Ähnlich wie in Virginie Despentes „Liebes Arschloch, wo Rebecca, die Protagonistin, dem anderen Protagonisten, Oscar, von ihrer Heroinsucht berichtet und sich durch diese in ihrer Schauspielerei in keiner Weise eingeschränkt und leistungsunfähiger fühlt, besteht für Elise in „Heroin Chic“ kein wirklicher Grund, die Drogen nicht zu nehmen. Sie langweilt sich. Sie will nicht sein. Sie will kein Bewusstsein, keinen Körper haben, einfach Stimme werden.

„Im Chor waren wir eine Lunge, ein Puls. Ich hatte keine Ahnung, was mein Atem war und was der Atem der anderen, wusste nicht, wo meine Stimme endete und die der anderen begann. Der Klang stieg hoch zur Kirchendecke oder stieg von dort herab, war es etwas oder jemand von oben, wodurch der Raum mit Klang erfüllt wurde? Ich stand zwischen den anderen, ehe ich zum Solo einen Schritt vortrat.“

Die Stimme, die den Raum erfüllt, sich mit Elises Innen und dem Außen verbindet, eine Gesamtheit ergibt, verwischt die Grenzen ihres Körpers. Sie will reine Stimme werden, körperlos. Elise ist eine Figur der Extreme. Sie sucht den dünnsten Körper, die reinste Stimme, den härtesten Kick, die absolute Bewusstlosigkeit und Abhängigkeit.

„Meine Stimme war hell. Licht. Wie ich. Doch wenn ich unter der Dusche sang, schaute ich hinab auf meinen Körper, der war noch immer zu groß, die kleinen Brüste sahen gierig aus. Ich wollte, dass mein Körper wie meine Stimme wäre, ganz rein, dass er die Schwerkraft überwand. Im Spiegel begann ich, die Wirbel im Rückgrat deutlicher zu erkennen, zählte sie.“

Maria Kjos Fonns Roman „Heroin Chic” zieht diese Thematik bis zum Äußersten durch.

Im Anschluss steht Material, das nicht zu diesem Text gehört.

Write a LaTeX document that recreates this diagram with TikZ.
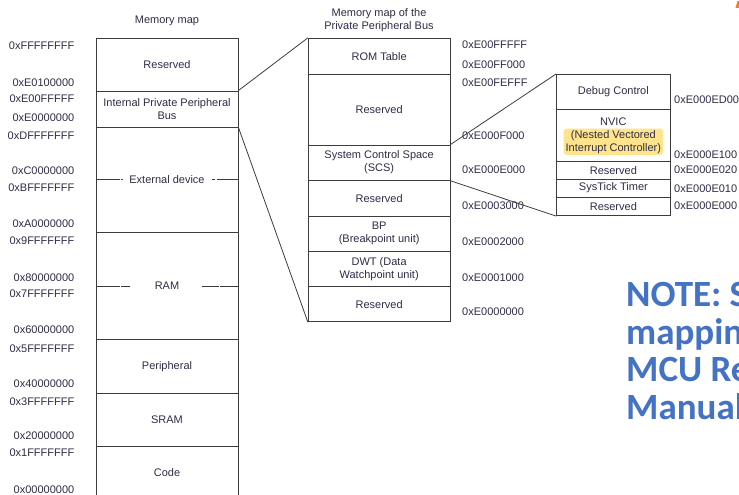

Es gibt kein Drama, kein Elend, kein Schmerz, nur den, nicht leben zu dürfen, nicht leben zu können, wie sie will. Elise ist ein eiskalter Engel, die jeden Schmerz erträgt, die alles erleidet, die im Grunde, aufgrund ihrer Einstellung unzerstörbar ist. Zerstörbar sind die Beziehungen, die Freundschaften, die sie führt, die Familie, die sie bestiehlt, von der sie sich entfremdet, aber all dies spielt für sie keine große Rolle.

„Ein Junkie wird immer mehr zu einer Art Fötus, grau und mager und total abhängig von der dünnen Schnur, die ihn am Leben hält. Nicht dass ich Junkie gewesen wäre, natürlich. Ich war Tinker Bell, die Heroin rauchte. Silberflügel und Silberpapier, eingehüllt in Sternenstaub oder Rauch, was war schon der Unterschied.

Mit unnachgiebiger Konsequenz und punktgenauer Komposition gelingt Kjos Fonn ein Roman über Drogensucht, die das dunkle Moment in dieser aufsucht, aufhebt und literarisch gestaltet, den Verlust des Lebenswillen, die Sehnsucht als Individuum, sich selbst zu überwinden, zurück ins ozeanische Gefühl. Mit dieser Schärfe besitzt der Roman etwas von einer antiken Tragödie und von Joseph Conrads Art des Erzählens, bspw. in „Das Herz der Finsternis“, und belebt das mythische Moment, das in jeder gelungenen Erzählung irgendwo steckt.